With the help of AI, I was able to present these ideas in a table format:
When will we meet?
An important question is when will we meet my family and friends.
First of all, there is the possibility that I will return to Hungary from time to time. I can say that I will return home, although this is a slightly euphemistic expression, because home, as I wrote earlier, is inside me. Although, when I come, I will bring what is inside me with me. I do not know yet how often and from where I will come home, this must be left to fate. I will come, I will be here for a while and then I will move on. Obviously, this is when I will have time to meet friends.
Many of my friends have already said that they will come and visit anywhere. I am happy to see everyone! Wherever I have a place to stay, any of my friends will have a place to stay there. Wherever I am, I will be happy to share what I have with you!
There are two exceptional people.
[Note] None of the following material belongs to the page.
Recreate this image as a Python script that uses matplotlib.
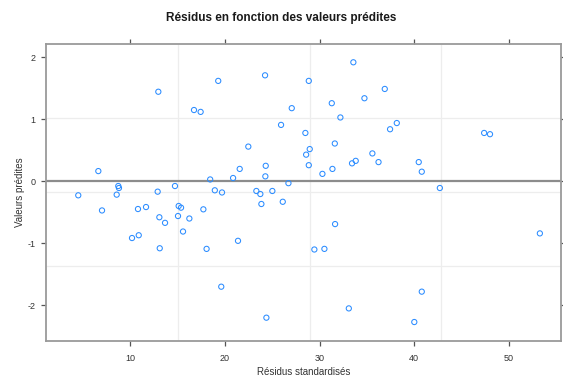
import numpy as np
import matplotlib
matplotlib.use("Agg")
import matplotlib.pyplot as plt

plt.rcParams['font.family'] = ['Liberation Sans', 'DejaVu Sans']
plt.rcParams['axes.unicode_minus'] = False

# residus standardises (x) et valeurs predites (y)
res_x = [12.95, 16.72, 17.42, 19.28, 6.61, 18.43, 8.72, 8.79, 14.71, 4.49,
         8.55, 12.88, 18.92, 7.0, 10.8, 11.65, 15.1, 15.35, 17.71, 13.06,
         13.66, 15.03, 16.23, 15.56, 10.17, 10.88, 13.1, 18.05, 19.6, 24.23,
         28.85, 33.56, 31.28, 34.73, 27.05, 32.19, 25.92, 28.49, 31.6, 22.46,
         28.95, 28.57, 35.57, 33.81, 33.42, 36.22, 21.55, 24.3, 28.85, 31.35,
         30.29, 20.85, 24.26, 26.7, 19.68, 23.31, 23.73, 25.0, 23.84, 26.1,
         31.63, 21.37, 29.44, 30.5, 24.37, 33.08, 36.88, 38.15, 37.44, 47.38,
         48.0, 40.47, 40.79, 42.7, 53.27, 40.79, 40.0]
pred_y = [1.445, 1.15, 1.12, 1.62, 0.165, 0.03, -0.076, -0.108, -0.076, -0.226,
          -0.215, -0.167, -0.145, -0.47, -0.447, -0.415, -0.398, -0.425, -0.452, -0.58,
          -0.67, -0.56, -0.6, -0.81, -0.915, -0.87, -1.08, -1.09, -1.70, 1.71,
          1.62, 1.92, 1.26, 1.34, 1.18, 1.03, 0.91, 0.78, 0.61, 0.56,
          0.52, 0.43, 0.45, 0.33, 0.29, 0.31, 0.20, 0.25, 0.26, 0.20,
          0.12, 0.053, 0.08, -0.03, -0.18, -0.156, -0.205, -0.156, -0.366, -0.33,
          -0.69, -0.96, -1.10, -1.09, -2.20, -2.05, 1.49, 0.94, 0.84, 0.78,
          0.76, 0.31, 0.155, -0.108, -0.84, -1.78, -2.27]

grid_x = [15.05, 28.95, 42.8]
grid_y = [1.02, -0.18, -1.37]
xticks = [10, 20, 30, 40, 50]
yticks = [-2, -1, 0, 1, 2]

fig = plt.figure(figsize=(5.63, 3.81), dpi=100)
ax = fig.add_axes([0.0817, 0.105, 0.9147, 0.7795])

for g in grid_x:
    ax.axvline(g, color='#ededed', lw=0.9, zorder=0)
for g in grid_y:
    ax.axhline(g, color='#ededed', lw=0.9, zorder=0)
ax.axhline(0, color='#8c8c8c', lw=1.6, zorder=1)

ax.scatter(res_x, pred_y, s=14, facecolors='none', edgecolors='#2b8cff',
           linewidths=0.75, zorder=3)

ax.set_xlim(1.08, 55.5)
ax.set_ylim(-2.576, 2.215)
ax.set_xticks(xticks)
ax.set_yticks(yticks)
ax.tick_params(direction='out', length=3.5, width=0.9, color='#555555',
               labelsize=6.5, labelcolor='#333333', top=True, right=True,
               labeltop=False, labelright=False)
ax.tick_params(axis='x', pad=6)
ax.tick_params(axis='y', pad=4)
for sp in ax.spines.values():
    sp.set_color('#9a9a9a')
    sp.set_linewidth(1.3)

ax.set_xlabel('Résidus standardisés', fontsize=7, color='#333333', labelpad=3)
ax.set_ylabel('Valeurs prédites', fontsize=7, color='#333333', labelpad=2)
fig.text(0.5, 0.953, 'Résidus en fonction des valeurs prédites',
         ha='center', va='center', fontsize=8.5, fontweight='bold', color='#1a1a1a')

fig.savefig('out.png', dpi=100)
I hope that I will have the opportunity to buy a plane ticket for my daughters so that we can spend some time together in some beautiful place in the world.
We’ll see about the rest!
What changes?
- Distance (incraseing)
- Time zone (initially +5 hours)
- Physical contact (ceases)
Okay, the third one is the real pain point. There will be no hugs. No kisses. No handshakes and fist bumps. We won’t smell each other’s hair and great perfumes. That’s a real pain point.
But, we can look each other in the eye. We can hear each other’s voice. We can laugh and cry together, just like we used to. We can argue, hurt each other, make up. We can eat together. Maybe we’ll even be able to go fishing with a camera and a monitor.
I’ve decided to pay this price for my relationship. I hope you’re with me!